**EXERCISE PROMPT**
Collect every line of the records below that contains the word "matplotlib".

**GIVEN DATA**
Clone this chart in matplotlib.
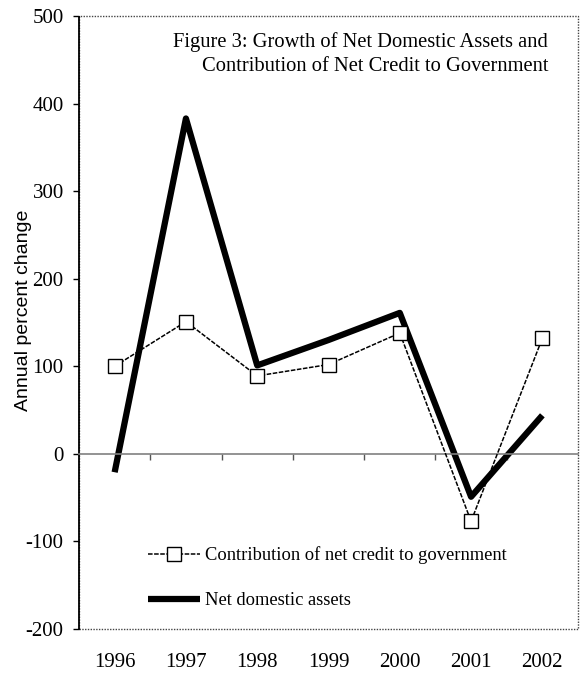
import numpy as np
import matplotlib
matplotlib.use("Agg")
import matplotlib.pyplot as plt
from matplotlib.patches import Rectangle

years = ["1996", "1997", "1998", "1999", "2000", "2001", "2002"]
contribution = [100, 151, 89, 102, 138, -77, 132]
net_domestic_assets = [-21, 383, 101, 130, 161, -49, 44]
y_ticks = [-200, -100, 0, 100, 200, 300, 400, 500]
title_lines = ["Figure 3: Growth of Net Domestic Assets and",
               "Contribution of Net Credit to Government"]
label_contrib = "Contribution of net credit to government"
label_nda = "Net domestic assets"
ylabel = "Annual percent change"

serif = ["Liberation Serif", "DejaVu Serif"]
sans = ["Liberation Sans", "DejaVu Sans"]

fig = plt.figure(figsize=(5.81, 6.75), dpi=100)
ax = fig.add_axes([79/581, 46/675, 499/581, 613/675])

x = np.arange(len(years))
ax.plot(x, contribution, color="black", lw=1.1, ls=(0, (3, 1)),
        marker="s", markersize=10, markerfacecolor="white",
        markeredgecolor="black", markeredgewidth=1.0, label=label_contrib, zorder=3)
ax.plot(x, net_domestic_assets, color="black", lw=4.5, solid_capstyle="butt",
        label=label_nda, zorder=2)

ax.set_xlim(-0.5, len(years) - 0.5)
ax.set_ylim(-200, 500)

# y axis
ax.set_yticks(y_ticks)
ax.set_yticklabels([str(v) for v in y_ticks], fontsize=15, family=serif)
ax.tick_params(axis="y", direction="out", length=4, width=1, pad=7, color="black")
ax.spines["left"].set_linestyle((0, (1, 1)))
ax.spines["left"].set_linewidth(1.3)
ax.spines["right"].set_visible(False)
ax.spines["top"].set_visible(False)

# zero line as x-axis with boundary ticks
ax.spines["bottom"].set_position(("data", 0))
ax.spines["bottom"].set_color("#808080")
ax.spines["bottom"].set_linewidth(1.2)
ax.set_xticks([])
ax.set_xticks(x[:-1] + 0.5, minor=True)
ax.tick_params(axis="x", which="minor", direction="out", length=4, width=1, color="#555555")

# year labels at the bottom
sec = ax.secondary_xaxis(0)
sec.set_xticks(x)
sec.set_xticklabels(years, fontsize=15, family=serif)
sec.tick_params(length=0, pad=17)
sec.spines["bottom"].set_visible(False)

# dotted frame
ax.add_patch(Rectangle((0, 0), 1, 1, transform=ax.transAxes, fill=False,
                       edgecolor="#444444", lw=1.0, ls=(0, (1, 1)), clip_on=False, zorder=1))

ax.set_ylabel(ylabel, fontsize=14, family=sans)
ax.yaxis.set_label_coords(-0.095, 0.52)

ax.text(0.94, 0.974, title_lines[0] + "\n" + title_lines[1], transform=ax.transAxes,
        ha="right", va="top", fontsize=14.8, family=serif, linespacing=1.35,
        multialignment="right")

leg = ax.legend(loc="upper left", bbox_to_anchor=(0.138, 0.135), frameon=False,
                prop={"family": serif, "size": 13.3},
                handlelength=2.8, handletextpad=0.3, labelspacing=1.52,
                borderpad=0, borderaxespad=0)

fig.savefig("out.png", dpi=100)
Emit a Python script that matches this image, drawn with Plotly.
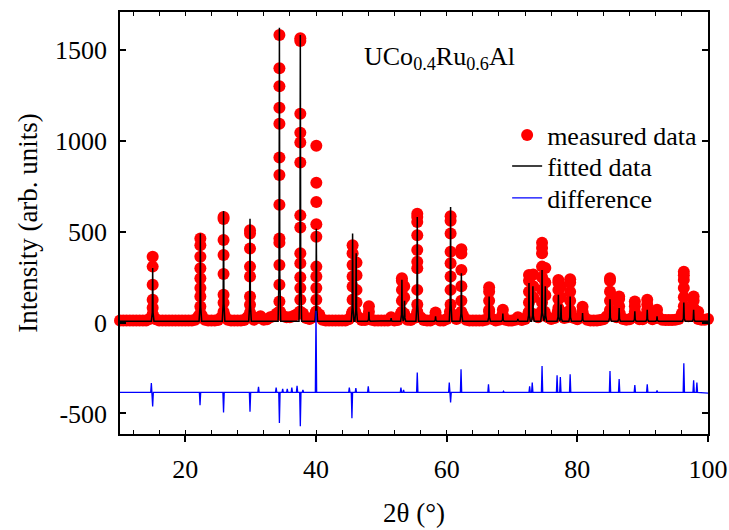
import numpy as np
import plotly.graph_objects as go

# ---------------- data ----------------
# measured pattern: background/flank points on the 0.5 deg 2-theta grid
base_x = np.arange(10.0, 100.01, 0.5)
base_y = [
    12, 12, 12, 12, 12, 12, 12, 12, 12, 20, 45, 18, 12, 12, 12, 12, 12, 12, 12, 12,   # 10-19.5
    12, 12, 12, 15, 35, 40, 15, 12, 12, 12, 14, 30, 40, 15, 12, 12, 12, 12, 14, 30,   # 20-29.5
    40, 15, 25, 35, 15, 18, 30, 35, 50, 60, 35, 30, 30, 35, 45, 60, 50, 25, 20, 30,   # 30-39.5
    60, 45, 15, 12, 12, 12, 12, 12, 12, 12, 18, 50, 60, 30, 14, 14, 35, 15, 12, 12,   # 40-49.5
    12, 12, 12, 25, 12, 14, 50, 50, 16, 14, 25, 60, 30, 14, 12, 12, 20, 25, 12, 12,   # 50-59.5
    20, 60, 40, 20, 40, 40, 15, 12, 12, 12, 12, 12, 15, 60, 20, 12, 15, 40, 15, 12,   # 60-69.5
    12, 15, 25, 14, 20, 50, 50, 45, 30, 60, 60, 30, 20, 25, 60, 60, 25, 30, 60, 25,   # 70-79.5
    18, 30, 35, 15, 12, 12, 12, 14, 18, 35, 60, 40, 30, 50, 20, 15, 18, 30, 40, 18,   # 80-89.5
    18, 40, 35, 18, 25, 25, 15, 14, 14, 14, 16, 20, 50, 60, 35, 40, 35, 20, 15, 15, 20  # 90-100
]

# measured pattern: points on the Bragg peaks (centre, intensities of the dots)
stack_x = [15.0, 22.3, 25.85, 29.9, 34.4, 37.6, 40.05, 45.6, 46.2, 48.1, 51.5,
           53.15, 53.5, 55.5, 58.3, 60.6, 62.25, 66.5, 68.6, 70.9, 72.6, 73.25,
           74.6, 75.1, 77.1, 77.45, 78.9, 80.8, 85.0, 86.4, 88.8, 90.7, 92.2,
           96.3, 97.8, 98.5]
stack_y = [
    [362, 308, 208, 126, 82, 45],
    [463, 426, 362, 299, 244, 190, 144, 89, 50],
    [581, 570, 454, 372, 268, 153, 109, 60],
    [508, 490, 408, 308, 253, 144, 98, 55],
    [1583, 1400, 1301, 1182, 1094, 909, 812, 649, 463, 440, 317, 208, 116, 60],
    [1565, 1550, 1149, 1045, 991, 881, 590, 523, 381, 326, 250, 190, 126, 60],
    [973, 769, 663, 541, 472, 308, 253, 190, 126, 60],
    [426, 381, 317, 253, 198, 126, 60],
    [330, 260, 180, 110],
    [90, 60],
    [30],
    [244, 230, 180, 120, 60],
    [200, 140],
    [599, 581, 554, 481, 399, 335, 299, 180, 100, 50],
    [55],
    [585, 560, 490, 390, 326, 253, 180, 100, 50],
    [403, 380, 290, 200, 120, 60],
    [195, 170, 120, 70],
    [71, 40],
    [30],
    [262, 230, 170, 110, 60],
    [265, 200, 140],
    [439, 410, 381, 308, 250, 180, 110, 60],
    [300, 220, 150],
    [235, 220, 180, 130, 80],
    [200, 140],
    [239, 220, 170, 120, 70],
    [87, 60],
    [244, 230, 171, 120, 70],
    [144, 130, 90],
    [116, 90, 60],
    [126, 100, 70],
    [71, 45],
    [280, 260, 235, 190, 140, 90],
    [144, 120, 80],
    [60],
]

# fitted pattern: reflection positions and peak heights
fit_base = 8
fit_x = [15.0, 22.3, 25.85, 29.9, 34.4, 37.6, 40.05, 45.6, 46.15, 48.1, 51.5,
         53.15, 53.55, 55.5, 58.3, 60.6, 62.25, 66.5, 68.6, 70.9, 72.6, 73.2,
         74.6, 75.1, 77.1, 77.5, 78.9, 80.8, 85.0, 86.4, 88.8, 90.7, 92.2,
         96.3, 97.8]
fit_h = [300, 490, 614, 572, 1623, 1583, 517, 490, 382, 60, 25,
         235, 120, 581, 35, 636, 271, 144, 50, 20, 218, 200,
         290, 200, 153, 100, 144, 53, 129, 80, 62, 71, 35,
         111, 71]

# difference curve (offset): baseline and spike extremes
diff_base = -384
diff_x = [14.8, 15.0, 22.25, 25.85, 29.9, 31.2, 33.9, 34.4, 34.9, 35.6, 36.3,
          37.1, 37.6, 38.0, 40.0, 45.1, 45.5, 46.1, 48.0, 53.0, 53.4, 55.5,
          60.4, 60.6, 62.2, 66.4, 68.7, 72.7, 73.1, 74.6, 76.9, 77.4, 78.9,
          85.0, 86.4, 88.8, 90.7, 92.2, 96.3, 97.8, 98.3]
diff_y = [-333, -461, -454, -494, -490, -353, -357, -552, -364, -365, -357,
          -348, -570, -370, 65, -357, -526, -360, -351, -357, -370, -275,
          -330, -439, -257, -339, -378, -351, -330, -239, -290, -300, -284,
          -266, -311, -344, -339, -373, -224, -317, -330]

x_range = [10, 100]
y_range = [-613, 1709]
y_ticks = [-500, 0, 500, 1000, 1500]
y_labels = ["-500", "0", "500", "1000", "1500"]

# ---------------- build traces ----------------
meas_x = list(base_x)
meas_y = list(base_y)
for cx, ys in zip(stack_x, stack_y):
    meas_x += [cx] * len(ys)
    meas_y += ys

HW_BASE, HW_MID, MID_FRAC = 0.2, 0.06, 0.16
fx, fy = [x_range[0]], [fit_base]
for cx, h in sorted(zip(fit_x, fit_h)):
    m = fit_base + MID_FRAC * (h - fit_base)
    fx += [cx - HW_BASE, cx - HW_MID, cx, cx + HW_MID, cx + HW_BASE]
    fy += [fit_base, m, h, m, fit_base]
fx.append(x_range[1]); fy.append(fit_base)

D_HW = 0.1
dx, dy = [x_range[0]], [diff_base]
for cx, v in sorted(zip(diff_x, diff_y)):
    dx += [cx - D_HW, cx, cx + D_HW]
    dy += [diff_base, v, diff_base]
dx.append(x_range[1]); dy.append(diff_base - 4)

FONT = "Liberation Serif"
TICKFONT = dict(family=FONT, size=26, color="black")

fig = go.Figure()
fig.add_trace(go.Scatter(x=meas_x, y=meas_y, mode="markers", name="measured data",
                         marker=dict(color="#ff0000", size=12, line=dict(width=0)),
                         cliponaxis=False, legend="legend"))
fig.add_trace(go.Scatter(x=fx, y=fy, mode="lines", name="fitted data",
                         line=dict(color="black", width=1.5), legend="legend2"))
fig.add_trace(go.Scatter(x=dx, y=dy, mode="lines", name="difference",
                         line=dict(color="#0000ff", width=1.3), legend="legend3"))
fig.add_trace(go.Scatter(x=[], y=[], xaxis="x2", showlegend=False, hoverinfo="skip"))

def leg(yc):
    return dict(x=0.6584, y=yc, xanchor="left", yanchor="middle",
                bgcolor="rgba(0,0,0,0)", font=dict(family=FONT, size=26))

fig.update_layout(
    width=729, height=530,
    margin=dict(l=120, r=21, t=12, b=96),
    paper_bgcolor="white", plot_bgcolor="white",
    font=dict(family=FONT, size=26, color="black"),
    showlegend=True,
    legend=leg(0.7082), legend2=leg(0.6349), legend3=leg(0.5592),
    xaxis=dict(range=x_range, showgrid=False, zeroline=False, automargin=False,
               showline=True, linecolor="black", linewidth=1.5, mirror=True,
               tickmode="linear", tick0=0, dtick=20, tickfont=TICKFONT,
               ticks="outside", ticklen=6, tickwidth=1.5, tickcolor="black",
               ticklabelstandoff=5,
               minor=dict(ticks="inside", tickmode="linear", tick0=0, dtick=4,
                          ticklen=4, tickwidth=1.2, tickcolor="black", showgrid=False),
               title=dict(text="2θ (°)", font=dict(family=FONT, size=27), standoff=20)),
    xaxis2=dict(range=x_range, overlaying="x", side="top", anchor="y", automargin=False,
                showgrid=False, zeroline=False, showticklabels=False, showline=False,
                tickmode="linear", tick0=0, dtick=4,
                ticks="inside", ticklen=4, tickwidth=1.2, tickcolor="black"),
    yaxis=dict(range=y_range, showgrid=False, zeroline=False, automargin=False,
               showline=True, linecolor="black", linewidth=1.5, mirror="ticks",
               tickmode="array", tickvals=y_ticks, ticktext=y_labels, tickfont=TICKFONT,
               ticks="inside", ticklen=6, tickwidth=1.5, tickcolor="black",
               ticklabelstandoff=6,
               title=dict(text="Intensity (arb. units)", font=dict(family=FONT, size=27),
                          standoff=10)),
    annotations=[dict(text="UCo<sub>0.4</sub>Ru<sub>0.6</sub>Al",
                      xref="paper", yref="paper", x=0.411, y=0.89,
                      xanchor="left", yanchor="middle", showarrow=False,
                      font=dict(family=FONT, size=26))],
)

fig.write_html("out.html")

**RESPONSE**
Clone this chart in matplotlib.
import matplotlib
matplotlib.use("Agg")
import matplotlib.pyplot as plt
from matplotlib.patches import Rectangle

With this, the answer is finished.